'''

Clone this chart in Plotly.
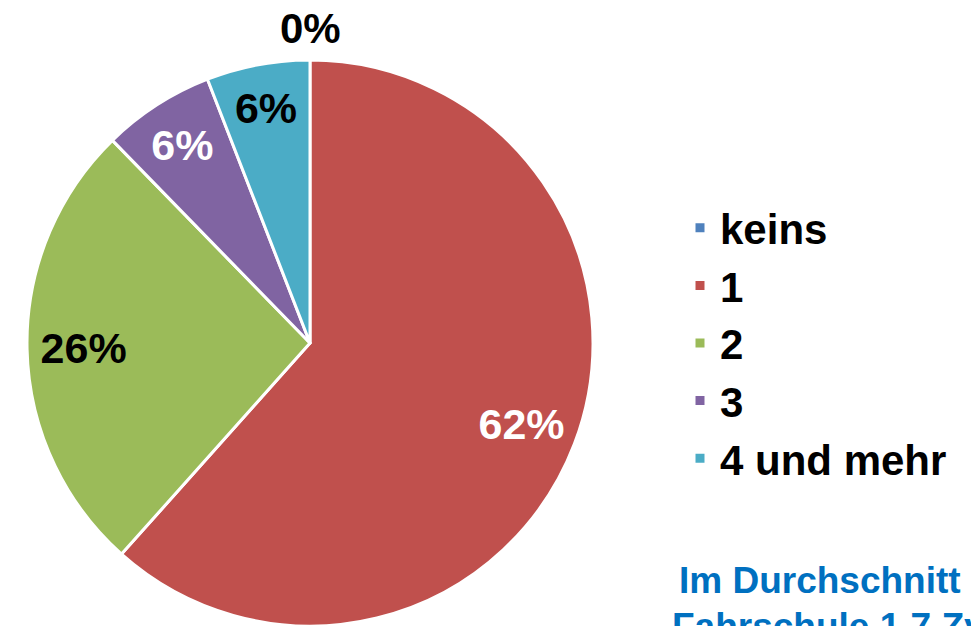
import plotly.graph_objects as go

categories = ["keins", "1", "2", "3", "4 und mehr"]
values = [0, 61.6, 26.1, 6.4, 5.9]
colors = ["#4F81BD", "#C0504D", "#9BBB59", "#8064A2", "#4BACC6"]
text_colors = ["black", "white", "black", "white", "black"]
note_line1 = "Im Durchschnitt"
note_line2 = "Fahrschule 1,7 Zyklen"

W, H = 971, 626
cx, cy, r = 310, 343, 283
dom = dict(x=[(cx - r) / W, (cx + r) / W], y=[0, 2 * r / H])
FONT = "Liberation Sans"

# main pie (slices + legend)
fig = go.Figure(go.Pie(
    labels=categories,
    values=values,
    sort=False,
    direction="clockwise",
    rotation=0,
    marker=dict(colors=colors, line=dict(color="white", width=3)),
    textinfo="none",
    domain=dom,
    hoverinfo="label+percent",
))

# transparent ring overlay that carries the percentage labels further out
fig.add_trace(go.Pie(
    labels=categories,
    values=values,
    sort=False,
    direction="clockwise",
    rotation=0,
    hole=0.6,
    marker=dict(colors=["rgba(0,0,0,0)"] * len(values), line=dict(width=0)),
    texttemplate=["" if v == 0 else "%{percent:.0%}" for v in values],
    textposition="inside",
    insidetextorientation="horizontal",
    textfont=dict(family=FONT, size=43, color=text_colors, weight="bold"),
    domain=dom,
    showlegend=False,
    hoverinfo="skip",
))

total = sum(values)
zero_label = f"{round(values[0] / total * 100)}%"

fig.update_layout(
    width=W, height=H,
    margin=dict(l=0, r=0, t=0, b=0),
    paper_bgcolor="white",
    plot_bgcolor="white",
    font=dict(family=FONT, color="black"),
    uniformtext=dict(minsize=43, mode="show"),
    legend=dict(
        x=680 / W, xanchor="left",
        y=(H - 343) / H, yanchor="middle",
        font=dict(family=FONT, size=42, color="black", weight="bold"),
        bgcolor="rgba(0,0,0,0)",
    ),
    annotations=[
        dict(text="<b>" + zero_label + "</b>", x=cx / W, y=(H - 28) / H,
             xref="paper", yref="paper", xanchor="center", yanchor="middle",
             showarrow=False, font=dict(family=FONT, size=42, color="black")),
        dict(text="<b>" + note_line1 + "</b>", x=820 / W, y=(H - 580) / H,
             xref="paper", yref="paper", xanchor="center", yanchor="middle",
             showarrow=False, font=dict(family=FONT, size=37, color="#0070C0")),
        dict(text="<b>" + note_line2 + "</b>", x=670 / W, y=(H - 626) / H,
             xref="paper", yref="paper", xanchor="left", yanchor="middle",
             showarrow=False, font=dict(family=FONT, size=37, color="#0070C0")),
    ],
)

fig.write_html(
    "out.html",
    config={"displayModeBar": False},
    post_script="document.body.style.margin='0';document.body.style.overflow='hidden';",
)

'''

DIRECTIONS: Write out the material above once more, exactly as it reads, with no pictures.

FULL ANSWER:
Clone this chart in Plotly.
import plotly.graph_objects as go

categories = ["keins", "1", "2", "3", "4 und mehr"]
values = [0, 61.6, 26.1, 6.4, 5.9]
colors = ["#4F81BD", "#C0504D", "#9BBB59", "#8064A2", "#4BACC6"]
text_colors = ["black", "white", "black", "white", "black"]
note_line1 = "Im Durchschnitt"
note_line2 = "Fahrschule 1,7 Zyklen"

W, H = 971, 626
cx, cy, r = 310, 343, 283
dom = dict(x=[(cx - r) / W, (cx + r) / W], y=[0, 2 * r / H])
FONT = "Liberation Sans"

# main pie (slices + legend)
fig = go.Figure(go.Pie(
    labels=categories,
    values=values,
    sort=False,
    direction="clockwise",
    rotation=0,
    marker=dict(colors=colors, line=dict(color="white", width=3)),
    textinfo="none",
    domain=dom,
    hoverinfo="label+percent",
))

# transparent ring overlay that carries the percentage labels further out
fig.add_trace(go.Pie(
    labels=categories,
    values=values,
    sort=False,
    direction="clockwise",
    rotation=0,
    hole=0.6,
    marker=dict(colors=["rgba(0,0,0,0)"] * len(values), line=dict(width=0)),
    texttemplate=["" if v == 0 else "%{percent:.0%}" for v in values],
    textposition="inside",
    insidetextorientation="horizontal",
    textfont=dict(family=FONT, size=43, color=text_colors, weight="bold"),
    domain=dom,
    showlegend=False,
    hoverinfo="skip",
))

total = sum(values)
zero_label = f"{round(values[0] / total * 100)}%"

fig.update_layout(
    width=W, height=H,
    margin=dict(l=0, r=0, t=0, b=0),
    paper_bgcolor="white",
    plot_bgcolor="white",
    font=dict(family=FONT, color="black"),
    uniformtext=dict(minsize=43, mode="show"),
    legend=dict(
        x=680 / W, xanchor="left",
        y=(H - 343) / H, yanchor="middle",
        font=dict(family=FONT, size=42, color="black", weight="bold"),
        bgcolor="rgba(0,0,0,0)",
    ),
    annotations=[
        dict(text="<b>" + zero_label + "</b>", x=cx / W, y=(H - 28) / H,
             xref="paper", yref="paper", xanchor="center", yanchor="middle",
             showarrow=False, font=dict(family=FONT, size=42, color="black")),
        dict(text="<b>" + note_line1 + "</b>", x=820 / W, y=(H - 580) / H,
             xref="paper", yref="paper", xanchor="center", yanchor="middle",
             showarrow=False, font=dict(family=FONT, size=37, color="#0070C0")),
        dict(text="<b>" + note_line2 + "</b>", x=670 / W, y=(H - 626) / H,
             xref="paper", yref="paper", xanchor="left", yanchor="middle",
             showarrow=False, font=dict(family=FONT, size=37, color="#0070C0")),
    ],
)

fig.write_html(
    "out.html",
    config={"displayModeBar": False},
    post_script="document.body.style.margin='0';document.body.style.overflow='hidden';",
)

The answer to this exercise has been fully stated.